Singers, after all, have other revenue sources to tap. Madonna is one of the highest-paid concert tour artists in the world, earning a million dollars a show in 2014.

Her radio airplay, and album sales, has been declining forever as age has inexorably pushed her out of the demographic sweet spot of radio advertising. Someone has been trying to ban Madonna over something, somewhere, pretty much all of her 35-year career, so even if all the 6600 FM commercial stations in America heeded Terry Thomas' call to cast off Madonna and all her works, it wouldn't dent the personal fortune Forbes estimated to be $560 million in 2016.

The Material Girl has been just that as an investor.
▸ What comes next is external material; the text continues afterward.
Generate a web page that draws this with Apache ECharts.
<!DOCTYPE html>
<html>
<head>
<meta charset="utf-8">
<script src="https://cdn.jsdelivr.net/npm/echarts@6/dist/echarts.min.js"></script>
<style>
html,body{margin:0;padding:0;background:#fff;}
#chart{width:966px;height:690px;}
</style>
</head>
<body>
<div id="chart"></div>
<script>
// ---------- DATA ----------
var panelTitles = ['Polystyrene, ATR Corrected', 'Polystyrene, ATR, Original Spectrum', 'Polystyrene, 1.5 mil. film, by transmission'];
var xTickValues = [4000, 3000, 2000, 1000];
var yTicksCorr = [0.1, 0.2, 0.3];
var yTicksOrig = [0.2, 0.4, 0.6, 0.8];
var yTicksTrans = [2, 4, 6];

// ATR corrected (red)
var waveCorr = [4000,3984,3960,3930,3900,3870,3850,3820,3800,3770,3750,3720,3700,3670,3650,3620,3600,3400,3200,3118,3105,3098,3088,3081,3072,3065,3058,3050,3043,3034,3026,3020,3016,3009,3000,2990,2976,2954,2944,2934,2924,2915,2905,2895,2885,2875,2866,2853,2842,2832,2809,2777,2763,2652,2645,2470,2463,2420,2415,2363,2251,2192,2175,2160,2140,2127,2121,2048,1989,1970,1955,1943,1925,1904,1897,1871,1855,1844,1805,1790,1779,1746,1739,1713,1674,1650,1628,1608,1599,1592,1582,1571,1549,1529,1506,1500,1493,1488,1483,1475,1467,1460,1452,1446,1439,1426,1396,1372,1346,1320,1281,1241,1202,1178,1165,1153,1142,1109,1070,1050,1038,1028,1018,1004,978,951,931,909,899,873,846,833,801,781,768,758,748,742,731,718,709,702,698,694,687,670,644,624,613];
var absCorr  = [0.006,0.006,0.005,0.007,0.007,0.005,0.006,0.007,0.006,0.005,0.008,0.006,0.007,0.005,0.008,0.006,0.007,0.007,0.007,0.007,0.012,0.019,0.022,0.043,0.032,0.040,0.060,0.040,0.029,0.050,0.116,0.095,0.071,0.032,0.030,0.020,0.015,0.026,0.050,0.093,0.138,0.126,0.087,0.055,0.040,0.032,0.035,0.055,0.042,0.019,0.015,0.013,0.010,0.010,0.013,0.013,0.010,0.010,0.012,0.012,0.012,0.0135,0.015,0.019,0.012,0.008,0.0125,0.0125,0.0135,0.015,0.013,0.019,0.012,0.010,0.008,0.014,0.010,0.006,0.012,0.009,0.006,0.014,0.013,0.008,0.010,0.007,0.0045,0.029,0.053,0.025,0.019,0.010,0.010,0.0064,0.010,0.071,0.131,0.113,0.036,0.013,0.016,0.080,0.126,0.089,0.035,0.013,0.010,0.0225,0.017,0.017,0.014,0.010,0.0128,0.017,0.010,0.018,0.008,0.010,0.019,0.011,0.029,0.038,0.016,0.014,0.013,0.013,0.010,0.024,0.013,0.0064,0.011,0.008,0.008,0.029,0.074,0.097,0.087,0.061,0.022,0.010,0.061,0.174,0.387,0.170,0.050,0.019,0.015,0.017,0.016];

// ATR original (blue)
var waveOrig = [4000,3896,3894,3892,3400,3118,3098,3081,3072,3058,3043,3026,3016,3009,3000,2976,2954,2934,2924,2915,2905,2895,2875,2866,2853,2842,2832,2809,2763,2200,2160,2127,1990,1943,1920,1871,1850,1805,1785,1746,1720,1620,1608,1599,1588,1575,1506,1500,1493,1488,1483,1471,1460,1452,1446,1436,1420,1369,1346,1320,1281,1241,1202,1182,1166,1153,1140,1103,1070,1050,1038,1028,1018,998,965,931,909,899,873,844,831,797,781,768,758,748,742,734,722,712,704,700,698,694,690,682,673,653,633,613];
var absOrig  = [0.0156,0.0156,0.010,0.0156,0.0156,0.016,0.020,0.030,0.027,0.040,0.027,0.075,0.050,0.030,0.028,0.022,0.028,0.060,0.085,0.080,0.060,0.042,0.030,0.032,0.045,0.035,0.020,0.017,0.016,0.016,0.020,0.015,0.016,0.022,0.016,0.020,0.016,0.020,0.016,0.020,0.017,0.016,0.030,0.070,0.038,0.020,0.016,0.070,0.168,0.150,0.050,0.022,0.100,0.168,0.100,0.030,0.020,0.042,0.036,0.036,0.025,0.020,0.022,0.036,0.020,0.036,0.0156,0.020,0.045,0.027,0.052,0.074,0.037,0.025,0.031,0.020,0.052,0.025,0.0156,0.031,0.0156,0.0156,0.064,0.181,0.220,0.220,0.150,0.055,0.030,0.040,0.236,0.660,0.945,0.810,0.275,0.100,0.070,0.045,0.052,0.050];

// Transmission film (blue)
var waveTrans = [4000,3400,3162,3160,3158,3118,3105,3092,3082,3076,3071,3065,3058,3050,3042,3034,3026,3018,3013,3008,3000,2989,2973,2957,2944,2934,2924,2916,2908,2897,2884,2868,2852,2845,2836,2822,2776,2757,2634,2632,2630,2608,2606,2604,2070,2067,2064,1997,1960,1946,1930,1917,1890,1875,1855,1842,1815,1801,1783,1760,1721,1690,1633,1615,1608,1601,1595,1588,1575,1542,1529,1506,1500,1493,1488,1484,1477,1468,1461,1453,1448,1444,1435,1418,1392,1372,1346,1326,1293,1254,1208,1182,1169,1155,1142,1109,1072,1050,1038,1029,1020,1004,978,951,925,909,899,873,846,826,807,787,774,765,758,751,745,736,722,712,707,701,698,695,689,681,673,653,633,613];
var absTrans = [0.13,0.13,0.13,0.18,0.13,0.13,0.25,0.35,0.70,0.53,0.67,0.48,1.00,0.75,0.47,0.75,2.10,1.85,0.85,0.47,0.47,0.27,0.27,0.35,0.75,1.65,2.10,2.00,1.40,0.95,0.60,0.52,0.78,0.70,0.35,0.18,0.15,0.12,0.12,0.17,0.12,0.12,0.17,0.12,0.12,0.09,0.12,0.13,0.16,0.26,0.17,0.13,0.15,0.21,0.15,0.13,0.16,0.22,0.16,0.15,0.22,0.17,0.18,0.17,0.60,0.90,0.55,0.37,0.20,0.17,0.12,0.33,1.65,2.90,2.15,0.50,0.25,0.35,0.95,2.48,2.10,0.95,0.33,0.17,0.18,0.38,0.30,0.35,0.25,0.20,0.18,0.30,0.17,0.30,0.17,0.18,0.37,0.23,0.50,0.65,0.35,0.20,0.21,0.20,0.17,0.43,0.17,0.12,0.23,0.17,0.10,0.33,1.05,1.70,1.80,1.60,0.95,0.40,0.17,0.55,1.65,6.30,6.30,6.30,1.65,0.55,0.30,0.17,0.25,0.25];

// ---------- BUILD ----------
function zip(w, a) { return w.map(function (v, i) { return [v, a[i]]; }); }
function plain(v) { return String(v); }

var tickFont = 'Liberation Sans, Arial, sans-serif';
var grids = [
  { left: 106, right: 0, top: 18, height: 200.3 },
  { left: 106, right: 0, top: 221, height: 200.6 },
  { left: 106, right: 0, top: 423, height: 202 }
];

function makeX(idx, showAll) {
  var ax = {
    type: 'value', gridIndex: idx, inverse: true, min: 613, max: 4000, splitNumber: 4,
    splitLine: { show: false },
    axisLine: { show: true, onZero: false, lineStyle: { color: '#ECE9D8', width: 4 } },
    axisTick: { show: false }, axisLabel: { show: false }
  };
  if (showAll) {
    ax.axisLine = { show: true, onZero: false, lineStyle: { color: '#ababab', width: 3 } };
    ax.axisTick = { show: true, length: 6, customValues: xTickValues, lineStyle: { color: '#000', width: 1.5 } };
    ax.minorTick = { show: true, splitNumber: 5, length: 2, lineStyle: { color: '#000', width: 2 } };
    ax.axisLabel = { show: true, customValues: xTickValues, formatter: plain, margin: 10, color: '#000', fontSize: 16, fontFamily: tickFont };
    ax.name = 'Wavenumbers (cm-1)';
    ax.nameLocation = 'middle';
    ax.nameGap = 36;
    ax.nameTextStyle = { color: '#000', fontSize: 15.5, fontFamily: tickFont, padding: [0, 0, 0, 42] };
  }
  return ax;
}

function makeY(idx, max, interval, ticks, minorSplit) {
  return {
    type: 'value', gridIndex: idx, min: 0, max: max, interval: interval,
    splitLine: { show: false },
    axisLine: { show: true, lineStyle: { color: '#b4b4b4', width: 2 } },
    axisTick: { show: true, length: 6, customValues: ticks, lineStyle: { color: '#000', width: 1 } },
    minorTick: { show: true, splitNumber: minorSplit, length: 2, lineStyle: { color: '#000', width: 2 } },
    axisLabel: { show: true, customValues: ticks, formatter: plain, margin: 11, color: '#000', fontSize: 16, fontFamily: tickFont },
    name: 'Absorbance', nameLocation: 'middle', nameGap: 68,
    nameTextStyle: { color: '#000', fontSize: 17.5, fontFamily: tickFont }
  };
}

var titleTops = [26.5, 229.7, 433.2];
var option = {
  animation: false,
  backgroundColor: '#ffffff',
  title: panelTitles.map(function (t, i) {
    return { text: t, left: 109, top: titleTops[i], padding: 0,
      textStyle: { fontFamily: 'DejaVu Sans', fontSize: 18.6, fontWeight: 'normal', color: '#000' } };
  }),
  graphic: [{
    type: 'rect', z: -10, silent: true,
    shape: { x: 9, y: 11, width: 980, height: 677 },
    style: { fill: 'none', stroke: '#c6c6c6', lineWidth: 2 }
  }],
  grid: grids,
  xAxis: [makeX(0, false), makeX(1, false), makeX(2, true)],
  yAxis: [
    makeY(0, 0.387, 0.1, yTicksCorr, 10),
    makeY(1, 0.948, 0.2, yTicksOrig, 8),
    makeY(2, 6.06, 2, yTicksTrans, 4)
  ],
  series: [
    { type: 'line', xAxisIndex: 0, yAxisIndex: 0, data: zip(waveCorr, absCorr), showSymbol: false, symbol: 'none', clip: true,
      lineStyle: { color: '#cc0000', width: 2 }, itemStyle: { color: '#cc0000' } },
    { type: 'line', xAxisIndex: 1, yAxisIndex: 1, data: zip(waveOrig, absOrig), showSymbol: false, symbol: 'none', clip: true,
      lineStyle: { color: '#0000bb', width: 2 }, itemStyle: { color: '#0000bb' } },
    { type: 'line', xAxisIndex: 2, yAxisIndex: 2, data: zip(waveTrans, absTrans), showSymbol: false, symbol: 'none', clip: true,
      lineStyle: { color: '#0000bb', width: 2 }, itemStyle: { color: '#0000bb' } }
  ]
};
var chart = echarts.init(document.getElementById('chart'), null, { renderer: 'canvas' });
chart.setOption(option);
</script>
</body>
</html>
Besides her tours, which sell out even at Rolling Stones-level ticket prices, she has invested shrewdly in the New York City property markets and Old Master art. She rakes in royalties from endorsements more than than songs; since she took up writing her songs herself in the 1990s, she has scored fewer hits, ever-smaler sales, and generally garbed her music in the same raiments of awfulness that blights her film career (a Madonna movie binge would be one endless cringe: Shanghai Surprise; Who's That Girl; Bloodhounds of Broadway; Goose and Tom-Tom; Dick Tracy; Swept Away; The Next Best Thing; and the talent vacuum that is Body of Evidence).
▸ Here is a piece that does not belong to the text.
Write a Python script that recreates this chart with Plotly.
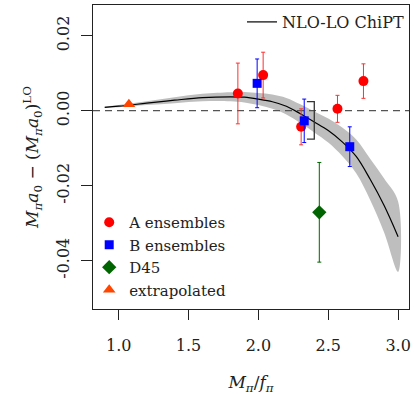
import plotly.graph_objects as go

# ---- data ----
fit_x = [0.9, 1.0, 1.2, 1.4, 1.6, 1.8, 1.9, 2.0, 2.1, 2.2, 2.3, 2.4, 2.5, 2.6, 2.7, 2.8, 2.9, 3.0]
fit_y = [0.0009, 0.0012, 0.0020, 0.0028, 0.0035, 0.0037, 0.0036, 0.0031, 0.0024, 0.0012,
         -0.0008, -0.0030, -0.0053, -0.0083, -0.0122, -0.0183, -0.0253, -0.0336]
fit_err = [0.0002, 0.0003, 0.0005, 0.0008, 0.0010, 0.0012, 0.0014, 0.0016, 0.0019, 0.0022,
           0.0025, 0.0028, 0.0032, 0.0038, 0.0045, 0.0055, 0.0072, 0.0094]

a_x = [1.853, 2.034, 2.306, 2.566, 2.752]
a_y = [0.0046, 0.0095, -0.0043, 0.0005, 0.0079]
a_err = [0.0081, 0.0061, 0.0048, 0.0036, 0.0046]

b_x = [1.991, 2.328, 2.654]
b_y = [0.0073, -0.0027, -0.0096]
b_err = [0.0065, 0.0058, 0.0053]

d_x = [2.436]
d_y = [-0.0271]
d_err = [0.0133]

ext_x = [1.073]
ext_y = [0.0017]

bracket_x = [2.347, 2.400, 2.400, 2.347]
bracket_y = [0.0024, 0.0024, -0.0076, -0.0076]

x_range = [0.816, 3.078]
y_range = [-0.0529, 0.0282]
x_ticks = [1.0, 1.5, 2.0, 2.5, 3.0]
y_ticks = [0.02, 0.0, -0.02, -0.04]
y_ticklabels = ["0.02", "0.00", "-0.02", "-0.04"]

FONT = "DejaVu Serif"

fig = go.Figure()

upper = [y + e for y, e in zip(fit_y, fit_err)]
lower = [y - e for y, e in zip(fit_y, fit_err)]
fig.add_trace(go.Scatter(x=fit_x + fit_x[::-1], y=upper + lower[::-1], fill="toself",
                         fillcolor="#BEBEBE", line=dict(width=0), mode="lines",
                         line_shape="spline", showlegend=False, hoverinfo="skip"))
fig.add_trace(go.Scatter(x=x_range, y=[0, 0], mode="lines",
                         line=dict(color="#555555", width=1.3, dash="7px,5px"),
                         showlegend=False, hoverinfo="skip"))
fig.add_trace(go.Scatter(x=fit_x, y=fit_y, mode="lines", line=dict(color="black", width=1.2),
                         line_shape="spline", name="NLO-LO ChiPT", legend="legend2"))
fig.add_trace(go.Scatter(x=bracket_x, y=bracket_y, mode="lines",
                         line=dict(color="#333333", width=1.3), showlegend=False, hoverinfo="skip"))

fig.add_trace(go.Scatter(x=a_x, y=a_y, mode="markers", name="A ensembles",
                         marker=dict(symbol="circle", size=10, color="#FF0000"),
                         error_y=dict(type="data", array=a_err, color="#FF3030", thickness=1, width=2)))
fig.add_trace(go.Scatter(x=b_x, y=b_y, mode="markers", name="B ensembles",
                         marker=dict(symbol="square", size=9, color="#0000FF"),
                         error_y=dict(type="data", array=b_err, color="#0000FF", thickness=1, width=2)))
fig.add_trace(go.Scatter(x=d_x, y=d_y, mode="markers", name="D45",
                         marker=dict(symbol="diamond", size=11, color="#006400"),
                         error_y=dict(type="data", array=d_err, color="#006400", thickness=1, width=2)))
fig.add_trace(go.Scatter(x=ext_x, y=ext_y, mode="markers", name="extrapolated",
                         marker=dict(symbol="triangle-up", size=11, color="#FF4500")))

fig.update_layout(
    width=414, height=395,
    margin=dict(l=93, r=3, t=5, b=86),
    plot_bgcolor="white", paper_bgcolor="white",
    font=dict(family=FONT, size=15, color="#222222"),
    legend=dict(x=-0.012, xanchor="left", y=0.01, yanchor="bottom",
                bgcolor="rgba(0,0,0,0)", font=dict(size=15), tracegroupgap=0),
    legend2=dict(x=1.0, xanchor="right", y=1.0, yanchor="top",
                 bgcolor="rgba(0,0,0,0)", font=dict(size=16)),
    xaxis=dict(range=x_range, tickvals=x_ticks, ticktext=[f"{v:.1f}" for v in x_ticks],
               showgrid=False, zeroline=False, showline=True, mirror=True,
               linecolor="#222222", linewidth=1, ticks="outside", ticklen=10,
               tickcolor="#222222", ticklabelstandoff=12, tickfont=dict(size=16),
               title=dict(text="<i>M</i><sub><i>π</i></sub>/<i>f</i><sub><i>π</i></sub>",
                          font=dict(size=17), standoff=22)),
    yaxis=dict(range=y_range, tickvals=y_ticks, ticktext=y_ticklabels, tickangle=-90,
               showgrid=False, zeroline=False, showline=True, mirror=True,
               linecolor="#222222", linewidth=1, ticks="outside", ticklen=11,
               tickcolor="#222222", ticklabelstandoff=6, tickfont=dict(size=16),
               title=dict(text="<i>M</i><sub><i>π</i></sub><i>a</i><sub>0</sub> − (<i>M</i><sub><i>π</i></sub><i>a</i><sub>0</sub>)<sup>LO</sup>",
                          font=dict(size=17), standoff=10)),
)

fig.write_html("out.html")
There are three radio stations in Texarkana. Famous sons include Bonanza star Dan Blocker, billionaire eccentric Ross Perot, and serial presidential candidate Mike Huckabee, who called Ted Nugent "“an outspoken rocker, a political commentator, a patriot, and a friend.”
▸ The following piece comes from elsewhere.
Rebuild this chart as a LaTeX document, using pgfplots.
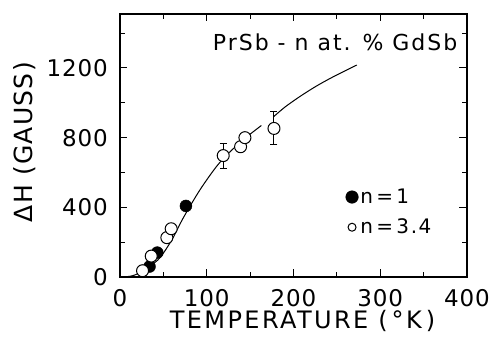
\documentclass[border=0pt]{standalone}
\usepackage{fontspec}
\setmainfont{DejaVu Sans}
\usepackage{pgfplots}
\pgfplotsset{compat=1.18}
\begin{document}
\begin{tikzpicture}
\path[use as bounding box] (-120pt,-60pt) rectangle (371pt,277pt);
\begin{axis}[
  at={(0pt,0pt)}, anchor=south west, scale only axis,
  width=347pt, height=263pt,
  xmin=0, xmax=400, ymin=0, ymax=1510,
  xtick={0,100,200,300,400}, minor xtick={50,150,250,350},
  ytick={0,400,800,1200}, minor ytick={200,600,1000,1400},
  xtick pos=both, ytick pos=both, tick align=inside,
  major tick length=7.5pt, minor tick length=5pt,
  axis line style={line width=1.3pt},
  every tick/.style={black, line width=1pt},
  /pgf/number format/assume math mode=true,
  tick label style={font=\fontsize{23}{25}\selectfont\addfontfeature{LetterSpace=4}, inner sep=0pt},
  xticklabels={0,100,200,300,400},
  xticklabel style={yshift=-12pt},
  yticklabel style={xshift=-12pt},
  yticklabels={0,400,800,1200},
  xlabel={\addfontfeature{LetterSpace=10}TEMPERATURE (\,°K\,)},
  xlabel style={font=\fontsize{24}{26}\selectfont, at={(axis description cs:0.526,-0.169)}, anchor=center},
  ylabel={\addfontfeature{LetterSpace=5}ΔH (GAUSS)},
  ylabel style={font=\fontsize{25}{27}\selectfont, at={(axis description cs:-0.274,0.513)}, anchor=center},
  legend style={at={(axis cs:260,518)}, anchor=north west, draw=none, fill=none,
    font=\fontsize{20}{22}\selectfont\addfontfeature{LetterSpace=8}, row sep=10pt, inner sep=0pt,
    /tikz/every even column/.append style={column sep=4pt}},
  legend cell align=left,
  legend image code/.code={\draw[#1] plot coordinates {(0pt,0pt)};},
]
\addplot[smooth, line width=1pt, forget plot] coordinates {
 (5,0) (15,8) (25,30) (35,65) (46,110) (60,215) (73,340) (92,499)
 (111,633) (125,710) (138,770) (150,820) (163,870)};
\addplot[smooth, line width=1pt, forget plot] coordinates {
 (177,920) (190,975) (207,1035) (226,1095) (246,1150) (273,1217)};
\addplot[only marks, mark=*, mark size=6pt, mark options={fill=black}, forget plot] coordinates {
 (34,60) (43,140) (76,408)};
\addplot[only marks, mark=*, mark size=6pt, mark options={fill=white, line width=1pt}, forget plot,
  error bars/.cd, y dir=both, y explicit,
  error bar style={line width=1pt},
  error mark options={rotate=90, mark size=3.5pt, line width=1pt}]
 coordinates {
 (26,36) +- (0,0)
 (36,120) +- (0,0)
 (54,226) +- (0,0)
 (59,277) +- (0,0)
 (119,697) +- (0,72)
 (139,748) +- (0,0)
 (144,800) +- (0,0)
 (177.5,853) +- (0,95)};
\addlegendimage{only marks, mark=*, mark size=6.3pt, fill=black}
\addlegendentry{n\,=\,1}
\addlegendimage{only marks, mark=o, mark size=4pt, line width=1pt}
\addlegendentry{n\,=\,3.4}
\node[font=\fontsize{22}{24}\selectfont\addfontfeature{LetterSpace=9}] at (axis cs:248,1349) {PrSb - n at. \% GdSb};
\end{axis}
\end{tikzpicture}
\end{document}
Curiously, Madonna was once a darling of the Right. As Right Wing Watch reported six years ago,

David Brody of the Christian Broadcasting Network believes that Pence’s energetic support from both the Religious Right and pro-corporate conservatives may turn him “into the ‘Madonna’ of 2012” and predicts that “Evangelicals who don’t know about him may soon fall in love." [Brody wrote:]
Mike Pence could become the “Madonna” of 2012. Remember the 1980s movie “Desperately Seeking Susan?” starring the pop icon? (Oy, I may be dating myself.) Well, there is a political movement out there that we might want to start calling, “Desperately Seeking Pence”

[W]e should know in the next couple of weeks what Pence plans to do. If he runs, he becomes a legitimate dark horse with a huge upside to surprise a lot of people. He may be the Mike Huckabee of 2012. Evangelicals who know Pence love him. Evangelicals who don’t know about him may soon fall in love.